[Charts and diagrams as code]
BEGIN

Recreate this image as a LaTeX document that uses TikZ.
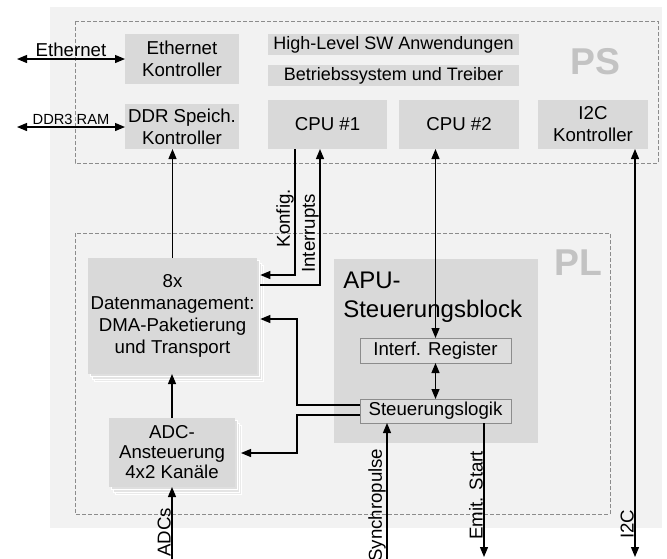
\documentclass[tikz,border=0pt]{standalone}
\usepackage{fontspec}
\setmainfont{Liberation Sans}
\usetikzlibrary{arrows.meta, shadows, positioning, calc}
\definecolor{hintergrund}{HTML}{F2F2F2}
\definecolor{kastengrau}{HTML}{D9D9D9}
\definecolor{registergrau}{HTML}{DEDEDE}
\definecolor{schriftgrau}{HTML}{C3C3C3}
\definecolor{randgrau}{HTML}{8C8C8C}
\tikzset{kasten/.style={fill=kastengrau, inner sep=0pt, outer sep=0pt, align=center,
		font=\fontsize{14}{16.5}\selectfont},
	stapel/.style={
		general shadow={fill=kastengrau!55, draw=white, shadow xshift=4.5pt, shadow yshift=-5.6pt},
		general shadow={fill=kastengrau!70, draw=white, shadow xshift=3pt, shadow yshift=-3.75pt},
		general shadow={fill=kastengrau!85, draw=white, shadow xshift=1.5pt, shadow yshift=-1.9pt}},
	register/.style={kasten, fill=registergrau, draw=randgrau, line width=0.6pt},
	bereich/.style={draw=randgrau, dash pattern=on 3pt off 1.5pt, line width=0.6pt},
	bereichname/.style={text=schriftgrau, font=\bfseries\fontsize{28}{28}\selectfont},
	seitlich/.style={rotate=90, anchor=south, inner sep=0.5pt,
		font=\fontsize{14}{16.5}\selectfont},
}

\begin{document}
\begin{tikzpicture}[x=0.75pt, y=-0.75pt, >={Triangle[length=7.5pt,width=6pt]}]
		\useasboundingbox (0,0) rectangle (667,558);
		%\draw[very thin, gray!50] (0,0) grid[step=50] (667,558);
		\fill[hintergrund] (50,7) rectangle (662,528);
		\draw[bereich] (75,21) rectangle (658,163);
		\draw[bereich] (75,233) rectangle (610,514);
		\node[bereichname] (ps) at (595.5,61.5) {PS};
		\node[bereichname] (pl) at (578,262.5) {PL};

		% PS
		\node[kasten, minimum width=85.5pt, minimum height=37.5pt] (eth) at (182,59) {Ethernet\\Kontroller};
		\node[kasten, minimum width=85.5pt, minimum height=33.75pt, below=15pt of eth] (ddr) {DDR Speich.\\Kontroller};
		\node[kasten, minimum width=188.25pt, minimum height=15.75pt, font=\fontsize{13.5}{16}\selectfont] (hl) at (393.5,44.5) {High-Level SW Anwendungen};
		\node[kasten, minimum width=188.25pt, minimum height=15.75pt, font=\fontsize{13.5}{16}\selectfont, below=7.5pt of hl] (os) {Betriebssystem und Treiber};
		\node[kasten, minimum width=89.25pt, minimum height=36.75pt] (cpu1) at (327.5,124.5) {CPU \#1};
		\node[kasten, minimum width=90pt, minimum height=36.75pt, right=9pt of cpu1] (cpu2) {CPU \#2};
		\node[kasten, minimum width=82.5pt, minimum height=36.75pt] (i2c) at (593,124.5) {I2C\\Kontroller};

		% PL
		\node[kasten, stapel, minimum width=126.75pt, minimum height=87pt] (dma) at (172.5,316) {8x\\Datenmanagement:\\DMA-Paketierung\\und Transport};
		\node[kasten, stapel, minimum width=94.5pt, minimum height=51.75pt, font=\fontsize{14}{15}\selectfont] (adc) at (172,452.5) {ADC-\\Ansteuerung\\4x2 Kanäle};
		\node[kasten, minimum width=153pt, minimum height=138pt] (apu) at (436,351) {};
		\node[anchor=north west, inner sep=0pt, align=left, font=\fontsize{18}{21.75}\selectfont] (apu-titel) at ([shift={(9,13)}]apu.north west) {APU-\\Steuerungsblock};
		\node[register, minimum width=113.25pt, minimum height=18.75pt] (reg) at (435.5,350.5) {Interf. Register};
		\node[register, minimum width=113.25pt, minimum height=18pt] (logik) at (435.5,411) {Steuerungslogik};

		\coordinate (dma-r) at ([xshift=2.5pt]dma.east);
		\coordinate (adc-r) at ([xshift=4.5pt]adc.east);
		\coordinate (eth-aussen) at (17,59);
		\coordinate (ddr-aussen) at (17,127);
		\coordinate (konfig) at (295,275);
		\coordinate (irq) at (320,285);
		\coordinate (knick) at (297,319);
		\coordinate (knick2) at (297,453);
		\coordinate (adcs) at (172,560);
		\coordinate (sync) at (387,560);
		\coordinate (emit) at (484,557);
		\coordinate (i2c-bus) at (635,557);

		\begin{scope}[line width=0.9pt]
			\draw[<->] (eth-aussen) -- (eth.west) node[midway, above, inner sep=1pt, font=\fontsize{14}{16.5}\selectfont] (eth-text) {Ethernet};
			\draw[<->] (ddr-aussen) -- (ddr-aussen -| ddr.west) node[midway, above, inner sep=1pt, font=\fontsize{11}{13}\selectfont] (ddr-text) {DDR3 RAM};
			\draw[->] (dma.north) -- (dma.north |- ddr.south);
			\draw[->] (konfig |- cpu1.south) -- (konfig) node[seitlich, pos=0.55] (konfig-text) {Konfig.} -- (konfig -| dma-r);
			\draw[->] (irq -| dma-r) -- (irq) -- (irq |- cpu1.south) node[seitlich, pos=0.38] (irq-text) {Interrupts};
			\draw[<->] (reg.north |- cpu2.south) -- (reg.north);
			\draw[<->] (reg.south) -- (logik.north);
			\draw[->] ([yshift=4.5pt]logik.west) -| (knick) -- (knick -| dma-r);
			\draw[->] ([yshift=-3pt]logik.west) -| (knick2) -- (knick2 -| adc-r);
			\draw[->] (adc.north) -- (adc.north |- dma.south);
			\draw[->] (adcs) -- (adc.south) node[seitlich, pos=0.38] (adcs-text) {ADCs};
			\draw[->] (sync) -- (sync |- logik.south) node[seitlich, pos=0.4] (sync-text) {Synchropulse};
			\draw[->] (emit |- logik.south) -- (emit) node[seitlich, pos=0.54] (emit-text) {Emit. Start};
			\draw[<->] (i2c-bus |- i2c.south) -- (i2c-bus) node[seitlich, pos=0.92] (i2c-text) {I2C};
		\end{scope}
	\end{tikzpicture}
\end{document}
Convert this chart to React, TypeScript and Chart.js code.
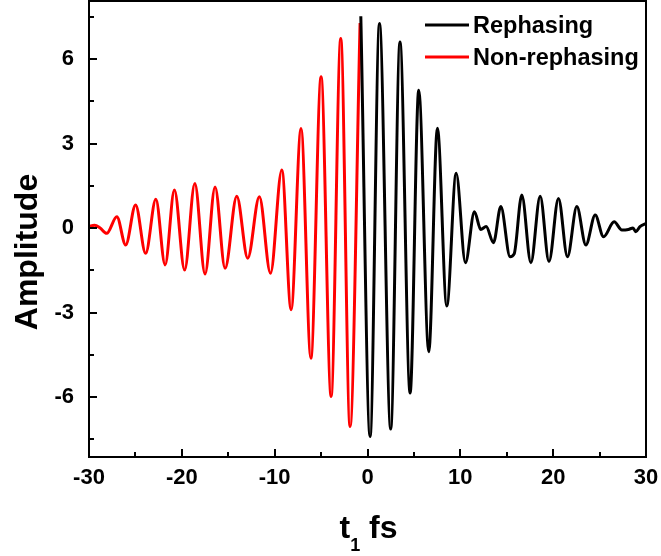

END

• [Exercise description]:
Without including any pictures, output all the entries above exactly.

• [Full response]:
Recreate this image as a LaTeX document that uses TikZ.
\documentclass[tikz,border=0pt]{standalone}
\usepackage{fontspec}
\setmainfont{Liberation Sans}
\usetikzlibrary{arrows.meta, shadows, positioning, calc}
\definecolor{hintergrund}{HTML}{F2F2F2}
\definecolor{kastengrau}{HTML}{D9D9D9}
\definecolor{registergrau}{HTML}{DEDEDE}
\definecolor{schriftgrau}{HTML}{C3C3C3}
\definecolor{randgrau}{HTML}{8C8C8C}
\tikzset{kasten/.style={fill=kastengrau, inner sep=0pt, outer sep=0pt, align=center,
		font=\fontsize{14}{16.5}\selectfont},
	stapel/.style={
		general shadow={fill=kastengrau!55, draw=white, shadow xshift=4.5pt, shadow yshift=-5.6pt},
		general shadow={fill=kastengrau!70, draw=white, shadow xshift=3pt, shadow yshift=-3.75pt},
		general shadow={fill=kastengrau!85, draw=white, shadow xshift=1.5pt, shadow yshift=-1.9pt}},
	register/.style={kasten, fill=registergrau, draw=randgrau, line width=0.6pt},
	bereich/.style={draw=randgrau, dash pattern=on 3pt off 1.5pt, line width=0.6pt},
	bereichname/.style={text=schriftgrau, font=\bfseries\fontsize{28}{28}\selectfont},
	seitlich/.style={rotate=90, anchor=south, inner sep=0.5pt,
		font=\fontsize{14}{16.5}\selectfont},
}

\begin{document}
\begin{tikzpicture}[x=0.75pt, y=-0.75pt, >={Triangle[length=7.5pt,width=6pt]}]
		\useasboundingbox (0,0) rectangle (667,558);
		%\draw[very thin, gray!50] (0,0) grid[step=50] (667,558);
		\fill[hintergrund] (50,7) rectangle (662,528);
		\draw[bereich] (75,21) rectangle (658,163);
		\draw[bereich] (75,233) rectangle (610,514);
		\node[bereichname] (ps) at (595.5,61.5) {PS};
		\node[bereichname] (pl) at (578,262.5) {PL};

		% PS
		\node[kasten, minimum width=85.5pt, minimum height=37.5pt] (eth) at (182,59) {Ethernet\\Kontroller};
		\node[kasten, minimum width=85.5pt, minimum height=33.75pt, below=15pt of eth] (ddr) {DDR Speich.\\Kontroller};
		\node[kasten, minimum width=188.25pt, minimum height=15.75pt, font=\fontsize{13.5}{16}\selectfont] (hl) at (393.5,44.5) {High-Level SW Anwendungen};
		\node[kasten, minimum width=188.25pt, minimum height=15.75pt, font=\fontsize{13.5}{16}\selectfont, below=7.5pt of hl] (os) {Betriebssystem und Treiber};
		\node[kasten, minimum width=89.25pt, minimum height=36.75pt] (cpu1) at (327.5,124.5) {CPU \#1};
		\node[kasten, minimum width=90pt, minimum height=36.75pt, right=9pt of cpu1] (cpu2) {CPU \#2};
		\node[kasten, minimum width=82.5pt, minimum height=36.75pt] (i2c) at (593,124.5) {I2C\\Kontroller};

		% PL
		\node[kasten, stapel, minimum width=126.75pt, minimum height=87pt] (dma) at (172.5,316) {8x\\Datenmanagement:\\DMA-Paketierung\\und Transport};
		\node[kasten, stapel, minimum width=94.5pt, minimum height=51.75pt, font=\fontsize{14}{15}\selectfont] (adc) at (172,452.5) {ADC-\\Ansteuerung\\4x2 Kanäle};
		\node[kasten, minimum width=153pt, minimum height=138pt] (apu) at (436,351) {};
		\node[anchor=north west, inner sep=0pt, align=left, font=\fontsize{18}{21.75}\selectfont] (apu-titel) at ([shift={(9,13)}]apu.north west) {APU-\\Steuerungsblock};
		\node[register, minimum width=113.25pt, minimum height=18.75pt] (reg) at (435.5,350.5) {Interf. Register};
		\node[register, minimum width=113.25pt, minimum height=18pt] (logik) at (435.5,411) {Steuerungslogik};

		\coordinate (dma-r) at ([xshift=2.5pt]dma.east);
		\coordinate (adc-r) at ([xshift=4.5pt]adc.east);
		\coordinate (eth-aussen) at (17,59);
		\coordinate (ddr-aussen) at (17,127);
		\coordinate (konfig) at (295,275);
		\coordinate (irq) at (320,285);
		\coordinate (knick) at (297,319);
		\coordinate (knick2) at (297,453);
		\coordinate (adcs) at (172,560);
		\coordinate (sync) at (387,560);
		\coordinate (emit) at (484,557);
		\coordinate (i2c-bus) at (635,557);

		\begin{scope}[line width=0.9pt]
			\draw[<->] (eth-aussen) -- (eth.west) node[midway, above, inner sep=1pt, font=\fontsize{14}{16.5}\selectfont] (eth-text) {Ethernet};
			\draw[<->] (ddr-aussen) -- (ddr-aussen -| ddr.west) node[midway, above, inner sep=1pt, font=\fontsize{11}{13}\selectfont] (ddr-text) {DDR3 RAM};
			\draw[->] (dma.north) -- (dma.north |- ddr.south);
			\draw[->] (konfig |- cpu1.south) -- (konfig) node[seitlich, pos=0.55] (konfig-text) {Konfig.} -- (konfig -| dma-r);
			\draw[->] (irq -| dma-r) -- (irq) -- (irq |- cpu1.south) node[seitlich, pos=0.38] (irq-text) {Interrupts};
			\draw[<->] (reg.north |- cpu2.south) -- (reg.north);
			\draw[<->] (reg.south) -- (logik.north);
			\draw[->] ([yshift=4.5pt]logik.west) -| (knick) -- (knick -| dma-r);
			\draw[->] ([yshift=-3pt]logik.west) -| (knick2) -- (knick2 -| adc-r);
			\draw[->] (adc.north) -- (adc.north |- dma.south);
			\draw[->] (adcs) -- (adc.south) node[seitlich, pos=0.38] (adcs-text) {ADCs};
			\draw[->] (sync) -- (sync |- logik.south) node[seitlich, pos=0.4] (sync-text) {Synchropulse};
			\draw[->] (emit |- logik.south) -- (emit) node[seitlich, pos=0.54] (emit-text) {Emit. Start};
			\draw[<->] (i2c-bus |- i2c.south) -- (i2c-bus) node[seitlich, pos=0.92] (i2c-text) {I2C};
		\end{scope}
	\end{tikzpicture}
\end{document}
Convert this chart to React, TypeScript and Chart.js code.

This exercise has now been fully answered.